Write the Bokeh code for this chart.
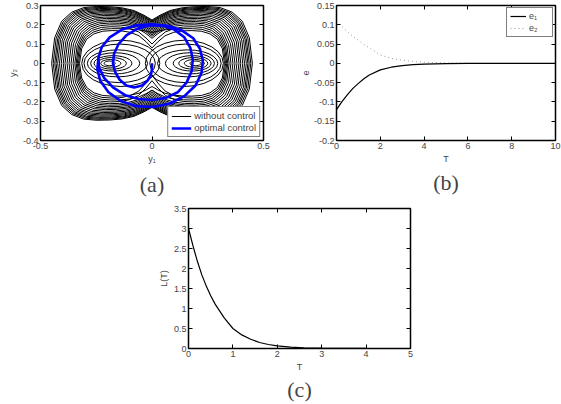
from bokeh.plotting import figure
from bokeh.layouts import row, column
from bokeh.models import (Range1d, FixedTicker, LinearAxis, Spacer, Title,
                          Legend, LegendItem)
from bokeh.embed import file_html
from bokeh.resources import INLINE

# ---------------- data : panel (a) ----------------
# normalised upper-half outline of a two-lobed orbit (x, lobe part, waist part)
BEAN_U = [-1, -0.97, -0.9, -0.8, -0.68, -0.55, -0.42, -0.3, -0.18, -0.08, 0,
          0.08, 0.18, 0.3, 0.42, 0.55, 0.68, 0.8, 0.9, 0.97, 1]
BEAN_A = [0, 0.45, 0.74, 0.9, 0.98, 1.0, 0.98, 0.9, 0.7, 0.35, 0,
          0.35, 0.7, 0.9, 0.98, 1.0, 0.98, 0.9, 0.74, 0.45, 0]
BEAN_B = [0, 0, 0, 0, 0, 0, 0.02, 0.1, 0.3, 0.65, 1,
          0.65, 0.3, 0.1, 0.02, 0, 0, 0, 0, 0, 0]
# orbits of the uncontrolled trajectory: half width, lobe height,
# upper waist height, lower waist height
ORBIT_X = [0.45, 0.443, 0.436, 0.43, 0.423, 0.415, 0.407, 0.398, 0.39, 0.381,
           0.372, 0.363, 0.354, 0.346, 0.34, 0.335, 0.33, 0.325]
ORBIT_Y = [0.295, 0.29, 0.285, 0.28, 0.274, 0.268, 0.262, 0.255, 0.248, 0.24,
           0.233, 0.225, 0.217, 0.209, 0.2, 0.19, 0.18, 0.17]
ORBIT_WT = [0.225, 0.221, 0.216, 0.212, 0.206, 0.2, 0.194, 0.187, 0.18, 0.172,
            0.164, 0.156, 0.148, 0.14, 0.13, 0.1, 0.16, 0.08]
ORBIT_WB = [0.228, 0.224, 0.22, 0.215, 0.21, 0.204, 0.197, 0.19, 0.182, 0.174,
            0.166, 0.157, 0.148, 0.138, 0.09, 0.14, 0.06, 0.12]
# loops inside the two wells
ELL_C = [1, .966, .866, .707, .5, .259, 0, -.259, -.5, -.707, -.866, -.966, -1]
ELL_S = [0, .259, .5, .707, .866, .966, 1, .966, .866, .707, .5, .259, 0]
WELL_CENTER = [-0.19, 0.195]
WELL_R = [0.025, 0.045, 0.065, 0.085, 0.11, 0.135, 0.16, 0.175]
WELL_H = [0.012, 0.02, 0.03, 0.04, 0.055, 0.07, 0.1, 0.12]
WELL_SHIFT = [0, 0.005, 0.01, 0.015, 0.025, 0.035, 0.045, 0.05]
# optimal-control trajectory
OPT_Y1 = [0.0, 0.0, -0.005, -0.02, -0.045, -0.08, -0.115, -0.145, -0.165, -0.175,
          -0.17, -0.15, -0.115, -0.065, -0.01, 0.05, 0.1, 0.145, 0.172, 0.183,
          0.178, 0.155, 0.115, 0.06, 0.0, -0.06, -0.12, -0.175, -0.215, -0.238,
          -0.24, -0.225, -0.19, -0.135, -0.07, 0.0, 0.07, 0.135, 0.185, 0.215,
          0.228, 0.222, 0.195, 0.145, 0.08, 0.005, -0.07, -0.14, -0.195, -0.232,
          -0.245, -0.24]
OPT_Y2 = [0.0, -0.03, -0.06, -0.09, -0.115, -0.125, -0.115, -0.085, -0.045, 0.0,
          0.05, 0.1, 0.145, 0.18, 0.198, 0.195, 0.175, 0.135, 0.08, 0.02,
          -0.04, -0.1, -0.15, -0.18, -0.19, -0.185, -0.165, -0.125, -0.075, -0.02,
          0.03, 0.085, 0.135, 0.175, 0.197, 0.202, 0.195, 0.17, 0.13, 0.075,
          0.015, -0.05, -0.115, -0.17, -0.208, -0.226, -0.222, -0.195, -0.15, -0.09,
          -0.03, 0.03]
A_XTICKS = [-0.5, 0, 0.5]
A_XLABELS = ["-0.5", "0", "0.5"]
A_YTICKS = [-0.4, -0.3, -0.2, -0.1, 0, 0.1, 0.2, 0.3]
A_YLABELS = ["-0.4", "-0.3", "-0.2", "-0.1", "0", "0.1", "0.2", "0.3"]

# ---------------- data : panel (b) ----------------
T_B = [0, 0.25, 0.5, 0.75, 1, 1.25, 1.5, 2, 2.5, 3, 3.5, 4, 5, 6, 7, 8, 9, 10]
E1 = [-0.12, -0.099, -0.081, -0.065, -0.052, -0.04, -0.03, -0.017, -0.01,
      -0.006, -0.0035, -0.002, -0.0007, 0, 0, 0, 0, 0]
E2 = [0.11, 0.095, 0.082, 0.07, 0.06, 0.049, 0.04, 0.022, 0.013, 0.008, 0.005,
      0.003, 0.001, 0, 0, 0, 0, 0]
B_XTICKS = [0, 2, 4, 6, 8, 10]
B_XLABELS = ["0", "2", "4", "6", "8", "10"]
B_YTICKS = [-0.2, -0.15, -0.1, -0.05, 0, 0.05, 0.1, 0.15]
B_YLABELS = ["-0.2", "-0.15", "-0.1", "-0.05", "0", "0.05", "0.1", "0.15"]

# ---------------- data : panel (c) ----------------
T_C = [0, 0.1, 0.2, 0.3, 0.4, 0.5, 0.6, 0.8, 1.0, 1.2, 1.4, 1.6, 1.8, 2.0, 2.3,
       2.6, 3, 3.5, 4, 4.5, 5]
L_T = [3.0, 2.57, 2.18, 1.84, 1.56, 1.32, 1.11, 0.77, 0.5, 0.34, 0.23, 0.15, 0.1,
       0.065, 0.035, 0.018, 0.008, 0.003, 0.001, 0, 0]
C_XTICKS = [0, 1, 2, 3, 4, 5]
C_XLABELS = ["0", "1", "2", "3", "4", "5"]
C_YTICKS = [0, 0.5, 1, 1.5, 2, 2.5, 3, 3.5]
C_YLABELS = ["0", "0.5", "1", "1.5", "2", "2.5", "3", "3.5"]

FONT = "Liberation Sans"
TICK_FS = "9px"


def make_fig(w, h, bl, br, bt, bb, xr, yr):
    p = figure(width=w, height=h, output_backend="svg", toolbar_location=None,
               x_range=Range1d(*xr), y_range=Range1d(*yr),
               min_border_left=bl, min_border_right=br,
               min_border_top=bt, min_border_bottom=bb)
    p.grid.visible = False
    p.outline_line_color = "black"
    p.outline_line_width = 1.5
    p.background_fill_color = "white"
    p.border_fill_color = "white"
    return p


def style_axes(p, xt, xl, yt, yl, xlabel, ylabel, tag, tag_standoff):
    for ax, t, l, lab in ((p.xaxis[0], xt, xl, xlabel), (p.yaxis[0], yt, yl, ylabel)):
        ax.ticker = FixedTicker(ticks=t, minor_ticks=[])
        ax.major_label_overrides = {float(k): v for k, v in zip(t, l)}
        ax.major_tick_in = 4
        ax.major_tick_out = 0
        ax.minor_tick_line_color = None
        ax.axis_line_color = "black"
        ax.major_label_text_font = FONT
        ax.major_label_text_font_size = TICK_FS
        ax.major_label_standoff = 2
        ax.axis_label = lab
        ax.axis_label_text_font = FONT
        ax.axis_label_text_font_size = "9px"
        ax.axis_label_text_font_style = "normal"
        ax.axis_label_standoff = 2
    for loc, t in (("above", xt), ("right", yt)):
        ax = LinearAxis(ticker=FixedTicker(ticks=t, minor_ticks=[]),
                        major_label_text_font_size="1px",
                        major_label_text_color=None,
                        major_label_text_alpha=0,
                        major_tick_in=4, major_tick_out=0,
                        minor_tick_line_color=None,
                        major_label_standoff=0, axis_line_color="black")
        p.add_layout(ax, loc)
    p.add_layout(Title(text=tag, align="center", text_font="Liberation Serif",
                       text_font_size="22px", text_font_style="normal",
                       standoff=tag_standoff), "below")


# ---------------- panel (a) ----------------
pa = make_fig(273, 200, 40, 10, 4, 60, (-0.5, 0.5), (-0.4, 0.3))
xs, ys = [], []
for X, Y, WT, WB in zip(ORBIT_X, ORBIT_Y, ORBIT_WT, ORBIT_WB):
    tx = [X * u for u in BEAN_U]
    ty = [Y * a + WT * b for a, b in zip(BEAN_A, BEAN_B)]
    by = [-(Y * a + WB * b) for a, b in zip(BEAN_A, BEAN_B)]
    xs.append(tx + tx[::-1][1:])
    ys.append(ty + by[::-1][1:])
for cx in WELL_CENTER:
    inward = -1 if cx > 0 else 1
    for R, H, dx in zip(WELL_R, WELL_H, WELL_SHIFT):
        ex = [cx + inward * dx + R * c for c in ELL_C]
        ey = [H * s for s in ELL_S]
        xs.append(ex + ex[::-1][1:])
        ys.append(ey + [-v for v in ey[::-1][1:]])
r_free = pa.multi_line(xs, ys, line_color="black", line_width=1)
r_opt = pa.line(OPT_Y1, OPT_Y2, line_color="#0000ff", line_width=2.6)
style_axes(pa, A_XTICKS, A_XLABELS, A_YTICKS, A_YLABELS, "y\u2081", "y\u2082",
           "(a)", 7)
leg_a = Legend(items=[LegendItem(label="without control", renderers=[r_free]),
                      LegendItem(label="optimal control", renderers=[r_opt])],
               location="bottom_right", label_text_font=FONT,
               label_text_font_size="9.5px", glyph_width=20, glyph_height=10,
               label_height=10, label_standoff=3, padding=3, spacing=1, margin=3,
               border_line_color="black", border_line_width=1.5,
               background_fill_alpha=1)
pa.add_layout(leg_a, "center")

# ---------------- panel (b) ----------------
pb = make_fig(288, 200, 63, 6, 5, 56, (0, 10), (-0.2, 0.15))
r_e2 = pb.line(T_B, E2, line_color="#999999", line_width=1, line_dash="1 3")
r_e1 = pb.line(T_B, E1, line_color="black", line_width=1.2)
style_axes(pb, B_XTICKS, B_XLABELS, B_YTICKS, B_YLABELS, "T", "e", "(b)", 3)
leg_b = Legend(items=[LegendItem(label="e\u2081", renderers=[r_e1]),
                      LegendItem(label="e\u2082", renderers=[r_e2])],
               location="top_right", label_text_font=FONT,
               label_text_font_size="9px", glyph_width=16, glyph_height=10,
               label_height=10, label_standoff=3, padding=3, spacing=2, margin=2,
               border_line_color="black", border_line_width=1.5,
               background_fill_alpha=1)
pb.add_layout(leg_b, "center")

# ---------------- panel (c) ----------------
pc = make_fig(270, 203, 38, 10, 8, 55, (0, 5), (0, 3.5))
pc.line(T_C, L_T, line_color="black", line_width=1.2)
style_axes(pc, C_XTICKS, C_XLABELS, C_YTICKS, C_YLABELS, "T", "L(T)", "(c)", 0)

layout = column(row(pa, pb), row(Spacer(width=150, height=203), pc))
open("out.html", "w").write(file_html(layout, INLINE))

= = = = = = =

**DESCRIPTION OF THE TASK**: Print the data above verbatim from the first line through the line holding "from bokeh.resources import INLINE", leaving every picture out.

**CORRECT RESPONSE**:
Write the Bokeh code for this chart.
from bokeh.plotting import figure
from bokeh.layouts import row, column
from bokeh.models import (Range1d, FixedTicker, LinearAxis, Spacer, Title,
                          Legend, LegendItem)
from bokeh.embed import file_html
from bokeh.resources import INLINE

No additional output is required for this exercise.